L’OCDE se considère volontiers comme l’instance de référence pour l’aide au développement. Or si elle entend encore assumer ce rôle à l’avenir, elle doit éviter que l’aide ne soit détournée de sa finalité première pour devenir un système chargé de la gestion durable de la planète et des biens publics mondiaux. En effet, quelle que soit la nécessité d’une approche globale, ce n’est pas la mission de la coopération pour le développement.    •

Source: Global+, no 44 2011/2012

(Traduction Horizons et débats)

1    Development Cooperation Report 2011,  www.oecd.org/dataoecd/40/S3/488o6367.pdf
2    Ils comprennent notamment l’air et l’environnement non pollués, la stabilité climatique, la paix, la sécurité, la lutte contre les pandémies et les migrations incontrôlées, la stabilité financière et les règles commerciales. Ces biens ne sont pas liés aux frontières nationales et sont en tout temps à la libre disposition de tous les hommes.

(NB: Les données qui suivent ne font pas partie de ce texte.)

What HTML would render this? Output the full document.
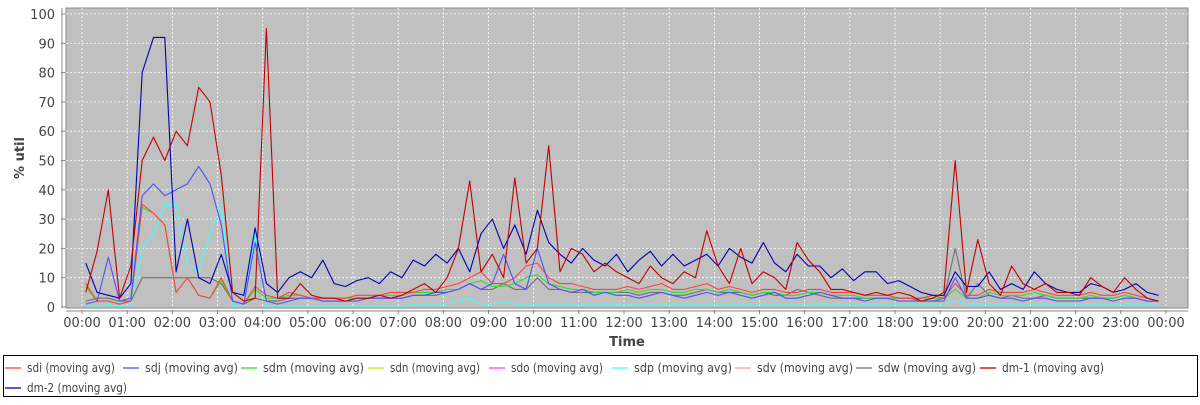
<!DOCTYPE html>
<html><head><meta charset="utf-8"><style>
body{margin:0;background:#fff;font-family:"Liberation Sans","DejaVu Sans",sans-serif}
svg text{font-family:"DejaVu Sans","Liberation Sans",sans-serif}
</style></head><body>
<svg id="c" width="1200" height="400">
<rect x="66" y="8" width="1122" height="300" fill="#c0c0c0" stroke="#888"/>
<g id="grid"></g><g id="axes"></g><g id="series"></g>
<text x="627" y="346" font-size="13" font-weight="bold" fill="#444" text-anchor="middle">Time</text>
<text transform="translate(24,158) rotate(-90)" font-size="13" font-weight="bold" fill="#444" text-anchor="middle">% util</text>
<rect x="3.5" y="355.5" width="1194" height="41" fill="#fff" stroke="#000"/>
<g id="legend"></g>
</svg>
<script>
const startMin=5, stepMin=15;
const yTicks=[0,10,20,30,40,50,60,70,80,90,100];
const xTickLabels=["00:00","01:00","02:00","03:00","04:00","05:00","06:00","07:00","08:00","09:00","10:00","11:00","12:00","13:00","14:00","15:00","16:00","17:00","18:00","19:00","20:00","21:00","22:00","23:00","00:00"];
const seriesNames=["sdi","sdj","sdm","sdn","sdo","sdp","sdv","sdw","dm-1","dm-2"];
const seriesColors=["#ff4040","#5050ff","#30e030","#e0e000","#ff40ff","#40ffff","#ffa0a0","#707070","#c00000","#0000b0"];
const dm2=[15,5,4,3,8,80,92,92,12,30,10,8,18,5,4,27,8,5,10,12,10,16,8,7,9,10,8,12,10,16,14,18,15,20,12,25,30,20,28,18,33,22,18,15,20,16,14,18,12,16,19,14,18,14,16,18,14,20,17,15,22,15,12,18,14,14,10,13,9,12,12,8,9,7,5,4,4,12,7,7,12,6,8,6,12,8,6,5,5,8,7,5,6,8,5,4];
const dm1=[5,19,40,3,14,50,58,50,60,55,75,70,45,5,2,3,95,3,3,8,4,3,3,2,3,3,4,3,4,6,8,5,10,20,43,12,18,10,44,15,20,55,12,20,18,12,15,12,10,8,14,10,8,12,10,26,14,8,20,8,12,10,6,22,16,12,6,6,5,4,5,4,5,4,2,3,5,50,5,23,8,4,14,8,6,8,5,5,4,10,7,5,10,6,3,2];
const sdj=[1,2,17,2,3,38,42,38,40,42,48,42,28,2,1,22,2,1,2,3,3,2,2,2,2,3,3,3,3,4,4,5,5,6,8,6,8,18,8,6,20,8,6,5,6,4,5,4,4,3,4,5,4,3,4,5,4,5,4,3,4,5,3,3,4,5,4,3,3,2,3,3,2,2,2,2,2,10,3,3,4,3,3,2,3,3,2,2,2,3,3,2,3,3,2,2];
const sdi=[8,2,2,1,2,35,32,28,5,10,4,3,10,2,1,7,4,3,5,4,3,3,3,3,4,4,4,5,5,5,6,6,7,8,10,12,8,8,10,14,15,10,8,8,7,6,6,6,7,6,7,8,6,6,7,8,6,7,6,5,6,6,5,5,6,6,5,5,5,4,4,4,3,3,3,4,3,8,4,4,6,5,5,5,6,5,4,4,4,5,4,4,5,4,3,2];
const sdp=[0,0,1,0,1,20,25,35,35,15,12,25,35,0,0,25,0,0,0,0,0,0,0,0,0,0,0,0,0,1,1,1,1,2,3,1,1,2,1,1,1,1,1,1,1,1,1,1,1,1,1,1,1,1,1,1,1,1,1,1,1,1,1,1,1,1,1,1,1,1,1,1,1,1,1,1,1,2,1,1,1,1,1,1,1,1,1,1,1,1,1,1,1,1,1,1];
const sdw=[2,3,3,2,2,10,10,10,10,10,10,10,8,2,1,3,2,2,3,3,3,2,2,2,3,3,3,3,3,4,4,4,5,6,8,6,6,8,6,6,10,6,6,5,5,5,5,5,5,4,5,5,4,4,5,6,5,5,5,4,5,4,4,6,5,4,3,3,3,3,3,3,3,3,2,2,3,20,3,8,4,3,4,3,3,4,3,3,3,3,3,3,4,3,2,2];
const sdm=[7,2,2,1,2,34,32,28,5,10,4,3,9,2,1,6,3,3,4,4,3,3,3,3,3,3,4,4,4,5,5,5,6,6,8,9,7,7,8,10,11,8,7,6,6,5,5,5,6,5,6,6,5,5,6,6,5,6,5,4,5,5,4,4,5,5,4,4,4,3,3,3,3,3,3,3,3,6,3,3,5,4,4,4,5,4,3,3,3,4,3,3,4,3,2,2];
const NS="http://www.w3.org/2000/svg";
const X=m=>82+m/60*(1084/24), Y=v=>307-v*2.93;
function mk(tag,attrs,parent,txt){const e=document.createElementNS(NS,tag);for(const k in attrs)e.setAttribute(k,attrs[k]);if(txt!==undefined)e.textContent=txt;parent.appendChild(e);return e;}
const grid=document.getElementById('grid'),axes=document.getElementById('axes');
yTicks.forEach(t=>{
  if(t>0){const g=mk('line',{x1:66,x2:1188,y1:Y(t),y2:Y(t),stroke:'#fff','stroke-dasharray':'2,2','stroke-width':0.8},grid);
  
  }
  const l=mk('text',{x:55,y:Y(t)+5,'font-size':13,fill:'#444','text-anchor':'end'},axes,String(t));
  
  
  mk('line',{x1:61,x2:66,y1:Y(t),y2:Y(t),stroke:'#888'},axes);
});
xTickLabels.forEach((s,i)=>{
  const x=X(i*60);
  const g=mk('line',{x1:x,x2:x,y1:8,y2:308,stroke:'#fff','stroke-dasharray':'2,2','stroke-width':0.8},grid);
  
  
  mk('line',{x1:x,x2:x,y1:310,y2:314,stroke:'#888'},axes);
  const l=mk('text',{x:x,y:327,'font-size':13,fill:'#444','text-anchor':'middle'},axes,s);
  
  
});
mk('line',{x1:66,x2:1188,y1:311,y2:311,stroke:'#888'},axes);
mk('line',{x1:62,x2:62,y1:8,y2:308,stroke:'#888'},axes);
const ser=document.getElementById('series');
function draw(arr,color,name){
  const pts=arr.map((v,i)=>X(startMin+i*stepMin).toFixed(1)+','+Y(v).toFixed(1)).join(' ');
  const p=mk('polyline',{points:pts,fill:'none',stroke:color,'stroke-width':1.1,'stroke-linejoin':'round'},ser);
  
  
}
draw(sdp,'#40ffff','sdp');draw(sdw,'#707070','sdw');draw(sdm,'#30e030','sdm');
draw(sdi,'#ff4040','sdi');draw(sdj,'#5050ff','sdj');draw(dm2,'#0000b0','dm-2');draw(dm1,'#c00000','dm-1');
const lg=document.getElementById('legend');
const lx=[5,123,241,368,489,612,735,856,980,5];
const tw=[88,93,101,90,92,98,96,98,102,100];
seriesNames.forEach((n,i)=>{
  const y=i<9?368:388;
  const g=mk('g',{},lg);
  
  
  mk('line',{x1:lx[i],x2:lx[i]+16,y1:y,y2:y,stroke:seriesColors[i],'stroke-width':1.3},g);
  mk('text',{x:lx[i]+22,y:y+4,'font-size':12.5,fill:'#444',textLength:tw[i],lengthAdjust:'spacingAndGlyphs'},g,n+' (moving avg)');
});
</script>
</body></html>
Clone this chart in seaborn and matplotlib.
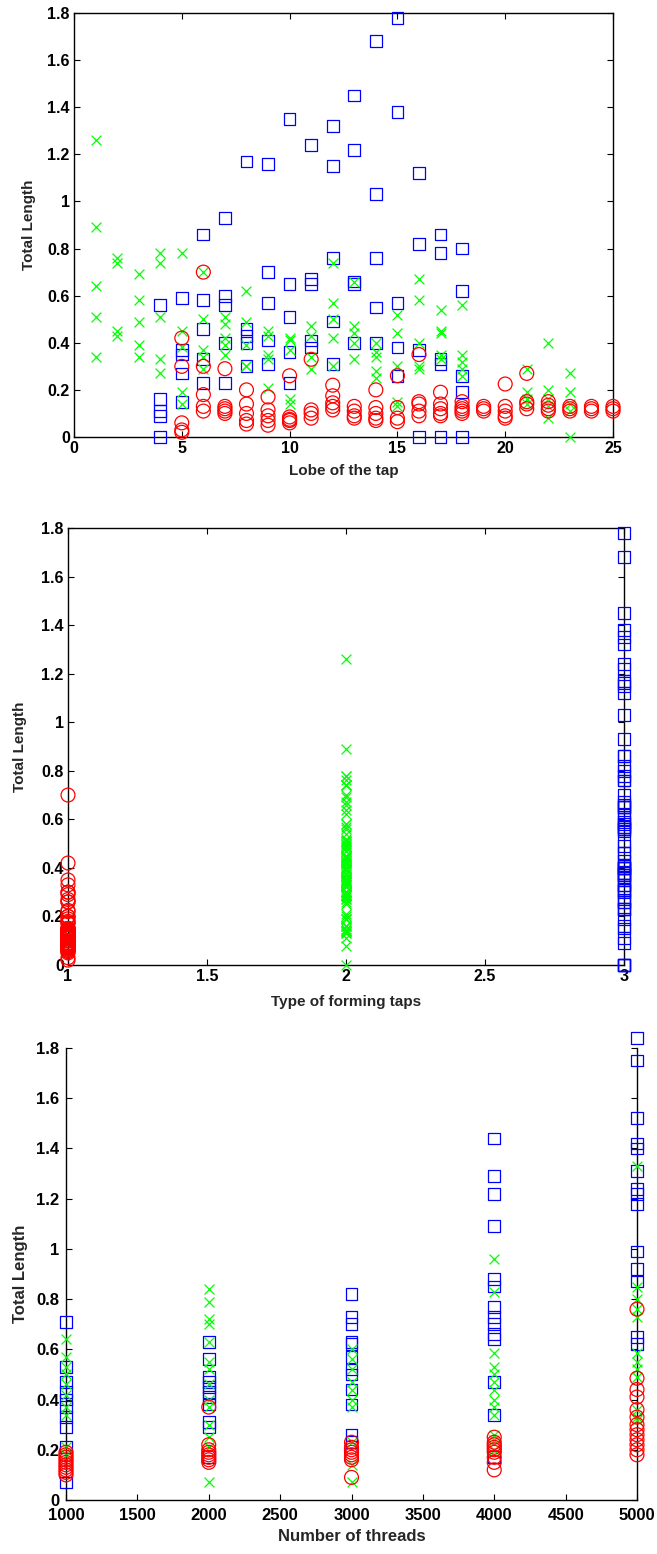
import matplotlib
matplotlib.use("Agg")
import matplotlib.pyplot as plt
import seaborn as sns
import numpy as np

# ---------------- data ----------------
# Panel 1: total length per lobe, by tap type
red_lobes = [5, 6, 7, 8, 9, 10, 11, 12, 13, 14, 15, 16, 17, 18, 19, 20, 21, 22, 23, 24, 25]
red_len = [
    [0.42, 0.30, 0.06, 0.03, 0.02],
    [0.70, 0.30, 0.18, 0.13, 0.11],
    [0.29, 0.13, 0.12, 0.11, 0.10],
    [0.20, 0.14, 0.10, 0.07, 0.055],
    [0.17, 0.115, 0.09, 0.07, 0.05],
    [0.26, 0.085, 0.075, 0.07, 0.06],
    [0.33, 0.115, 0.10, 0.08],
    [0.22, 0.175, 0.145, 0.13, 0.115],
    [0.13, 0.11, 0.09, 0.08],
    [0.20, 0.125, 0.10, 0.08, 0.07],
    [0.26, 0.125, 0.08, 0.065],
    [0.35, 0.15, 0.14, 0.11, 0.09],
    [0.19, 0.14, 0.12, 0.10, 0.09],
    [0.15, 0.13, 0.12, 0.11, 0.10],
    [0.13, 0.12, 0.11],
    [0.225, 0.13, 0.11, 0.09, 0.08],
    [0.27, 0.15, 0.14, 0.12],
    [0.15, 0.135, 0.12, 0.11],
    [0.13, 0.12, 0.11],
    [0.13, 0.12, 0.11],
    [0.13, 0.12, 0.11],
]
green_lobes = [1, 2, 3, 4, 5, 6, 7, 8, 9, 10, 11, 12, 13, 14, 15, 16, 17, 18, 21, 22, 23]
green_len = [
    [1.26, 0.89, 0.64, 0.51, 0.34],
    [0.76, 0.74, 0.45, 0.43],
    [0.69, 0.58, 0.49, 0.39, 0.34],
    [0.78, 0.74, 0.51, 0.33, 0.27],
    [0.78, 0.45, 0.38, 0.19, 0.14],
    [0.70, 0.50, 0.37, 0.34, 0.29],
    [0.51, 0.48, 0.42, 0.39, 0.35],
    [0.62, 0.49, 0.39, 0.30, 0.30],
    [0.45, 0.43, 0.35, 0.33, 0.21],
    [0.42, 0.41, 0.37, 0.16, 0.14],
    [0.47, 0.43, 0.34, 0.29],
    [0.74, 0.57, 0.50, 0.42, 0.30],
    [0.66, 0.47, 0.44, 0.40, 0.33],
    [0.40, 0.36, 0.34, 0.28, 0.25],
    [0.52, 0.44, 0.30, 0.15, 0.13],
    [0.67, 0.58, 0.40, 0.30, 0.29],
    [0.54, 0.45, 0.44, 0.35, 0.33],
    [0.56, 0.35, 0.32, 0.29, 0.26],
    [0.29, 0.19, 0.16, 0.14],
    [0.40, 0.20, 0.16, 0.13, 0.08],
    [0.27, 0.19, 0.14, 0.11, 0.0],
]
blue_lobes = [4, 5, 6, 7, 8, 9, 10, 11, 12, 13, 14, 15, 16, 17, 18]
blue_len = [
    [0.56, 0.16, 0.11, 0.09, 0.0],
    [0.59, 0.37, 0.35, 0.27, 0.15],
    [0.86, 0.58, 0.46, 0.33, 0.23],
    [0.93, 0.60, 0.56, 0.40, 0.23],
    [1.17, 0.46, 0.43, 0.40, 0.30],
    [1.16, 0.70, 0.57, 0.41, 0.31],
    [1.35, 0.65, 0.51, 0.36, 0.23],
    [1.24, 0.67, 0.65, 0.41, 0.38],
    [1.32, 1.15, 0.76, 0.49, 0.31],
    [1.45, 1.22, 0.66, 0.65, 0.40],
    [1.68, 1.03, 0.76, 0.55, 0.40],
    [1.78, 1.38, 0.57, 0.38, 0.26],
    [1.12, 0.82, 0.37, 0.0],
    [0.86, 0.78, 0.33, 0.31, 0.0],
    [0.80, 0.62, 0.26, 0.19, 0.0],
]

# Panel 3: total length per number of threads, by tap type
thread_levels = [1000, 2000, 3000, 4000, 5000]
red_thr_len = [
    [0.19, 0.18, 0.17, 0.16, 0.15, 0.14, 0.13, 0.12, 0.11, 0.10],
    [0.37, 0.22, 0.20, 0.19, 0.18, 0.17, 0.16, 0.15],
    [0.23, 0.21, 0.20, 0.19, 0.18, 0.17, 0.16, 0.09],
    [0.25, 0.23, 0.22, 0.21, 0.20, 0.19, 0.17, 0.15, 0.12],
    [0.76, 0.485, 0.44, 0.41, 0.36, 0.33, 0.30, 0.28, 0.26, 0.24, 0.22, 0.20, 0.18],
]
green_thr_len = [
    [0.64, 0.57, 0.53, 0.50, 0.46, 0.42, 0.37, 0.34, 0.21, 0.18],
    [0.84, 0.79, 0.72, 0.70, 0.63, 0.55, 0.52, 0.46, 0.40, 0.37, 0.30, 0.25, 0.21, 0.07],
    [0.60, 0.56, 0.52, 0.47, 0.44, 0.40, 0.37, 0.23, 0.14, 0.07],
    [0.96, 0.83, 0.585, 0.53, 0.50, 0.47, 0.44, 0.40, 0.37, 0.34, 0.26, 0.24, 0.20],
    [1.33, 0.85, 0.80, 0.76, 0.73, 0.585, 0.55, 0.52, 0.49, 0.36, 0.33, 0.32],
]
blue_thr_len = [
    [0.71, 0.53, 0.47, 0.43, 0.40, 0.37, 0.33, 0.29, 0.21, 0.07],
    [0.63, 0.56, 0.49, 0.47, 0.45, 0.43, 0.41, 0.38, 0.31, 0.29, 0.17],
    [0.82, 0.73, 0.70, 0.63, 0.62, 0.57, 0.52, 0.50, 0.44, 0.38, 0.26, 0.23],
    [1.44, 1.29, 1.22, 1.09, 0.88, 0.85, 0.77, 0.73, 0.70, 0.66, 0.64, 0.47, 0.34, 0.17],
    [1.84, 1.75, 1.52, 1.42, 1.40, 1.31, 1.24, 1.22, 1.18, 0.99, 0.92, 0.87, 0.65, 0.62],
]

type_values = [1, 2, 3]

# ---------------- style ----------------
sns.set_theme(style="white")
plt.rcParams["font.family"] = ["Liberation Sans", "DejaVu Sans"]
plt.rcParams["font.weight"] = "bold"
plt.rcParams["axes.labelweight"] = "bold"

RED, GREEN, BLUE = "#ff0000", "#00ff00", "#0000ff"
S_SQ, S_O, S_X = 72, 100, 50
LW = 0.9


def flatten(xs, groups):
    xx, yy = [], []
    for x, g in zip(xs, groups):
        for v in g:
            xx.append(x)
            yy.append(v)
    return np.array(xx, dtype=float), np.array(yy, dtype=float)


def draw_groups(ax, bx, by, gx, gy, rx, ry, clip=True):
    sns.scatterplot(x=bx, y=by, ax=ax, marker="s", s=S_SQ, facecolors="none",
                    edgecolor=BLUE, linewidth=LW, legend=False, clip_on=clip, zorder=3)
    sns.scatterplot(x=gx, y=gy, ax=ax, marker="x", s=S_X, color=GREEN,
                    linewidth=LW, legend=False, clip_on=clip, zorder=4)
    sns.scatterplot(x=rx, y=ry, ax=ax, marker="o", s=S_O, facecolors="none",
                    edgecolor=RED, linewidth=LW, legend=False, clip_on=clip, zorder=5)


def fmt(v):
    return "%g" % v


def style_axes(ax, xticks, yticks, fs, top=True, xpad=3, ypad=3):
    ax.set_xticks(xticks)
    ax.set_yticks(yticks)
    ax.set_xticklabels([fmt(t) for t in xticks], fontsize=fs, fontweight="bold")
    ax.set_yticklabels([fmt(t) for t in yticks], fontsize=fs, fontweight="bold")
    ax.tick_params(direction="in", length=4, width=0.8, top=top, right=True,
                   bottom=True, left=True, colors="black")
    ax.tick_params(axis="x", pad=xpad)
    ax.tick_params(axis="y", pad=ypad)
    for side, sp in ax.spines.items():
        sp.set_color("black")
        sp.set_linewidth(1.0)
    if not top:
        ax.spines["top"].set_visible(False)
    ax.grid(False)


W, H = 657, 1554
fig = plt.figure(figsize=(W / 100, H / 100), dpi=100)


def add_axes(l, r, t, b):
    return fig.add_axes([l / W, 1 - b / H, (r - l) / W, (b - t) / H])


yt = [0, 0.2, 0.4, 0.6, 0.8, 1.0, 1.2, 1.4, 1.6, 1.8]

# Panel 1
ax1 = add_axes(74, 613, 13, 437)
bx, by = flatten(blue_lobes, blue_len)
gx, gy = flatten(green_lobes, green_len)
rx, ry = flatten(red_lobes, red_len)
draw_groups(ax1, bx, by, gx, gy, rx, ry, clip=False)
ax1.set_xlim(0, 25)
ax1.set_ylim(0, 1.8)
style_axes(ax1, [0, 5, 10, 15, 20, 25], yt, 11.5)
ax1.set_xlabel("Lobe of the tap", fontsize=11, fontweight="bold", labelpad=6)
ax1.set_ylabel("Total Length", fontsize=11, fontweight="bold", labelpad=8)

# Panel 2: same data grouped by type
ax2 = add_axes(68, 624, 528, 965)
b2x = np.full(len(by), type_values[2], dtype=float)
g2x = np.full(len(gy), type_values[1], dtype=float)
r2x = np.full(len(ry), type_values[0], dtype=float)
draw_groups(ax2, b2x, by, g2x, gy, r2x, ry, clip=False)
ax2.set_xlim(1, 3)
ax2.set_ylim(0, 1.8)
style_axes(ax2, [1, 1.5, 2, 2.5, 3], yt, 11.5)
ax2.set_xlabel("Type of forming taps", fontsize=11, fontweight="bold", labelpad=8)
ax2.set_ylabel("Total Length", fontsize=11, fontweight="bold", labelpad=10)

# Panel 3
ax3 = add_axes(66, 637, 1048, 1500)
b3x, b3y = flatten(thread_levels, blue_thr_len)
g3x, g3y = flatten(thread_levels, green_thr_len)
r3x, r3y = flatten(thread_levels, red_thr_len)
draw_groups(ax3, b3x, b3y, g3x, g3y, r3x, r3y, clip=False)
ax3.set_xlim(1000, 5000)
ax3.set_ylim(0, 1.8)
style_axes(ax3, list(range(1000, 5001, 500)), yt, 12, top=False, xpad=6, ypad=5)
ax3.set_xlabel("Number of threads", fontsize=12, fontweight="bold", labelpad=4)
ax3.set_ylabel("Total Length", fontsize=12, fontweight="bold", labelpad=6)

fig.savefig("out.png", dpi=100)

La Suisse suit le mouvement

ml. De plus en plus, la Suisse investit également son aide au développement dans la gestion des biens publics mondiaux. Elle finance de plus en plus des domaines dont notre pays tire un profit direct, comme la stabilisation du climat ou la lutte contre les migrations incontrôlées. Et à l’instar d’autres pays industrialisés, elle s’oppose à de nouveaux moyens de financement des missions supplémentaires, comme la taxe sur les billets d’avion ou celle sur les opérations de change. En outre, elle ne veut pas utiliser une partie de la taxe carbone pour financer les mesures de lutte contre le changement climatique. En revanche, elle ne s’est guère prononcée sur les nouvelles propositions comptables. A vrai dire, elle profite déjà considérablement des astuces comptables existantes: L’année dernière, les frais de prise en charge des demandeurs d’asile venant de pays en développement ont représenté plus de 16% de l’aide au développement. Aucun autre pays de l’OCDE n’arrive à un pourcentage aussi élevé.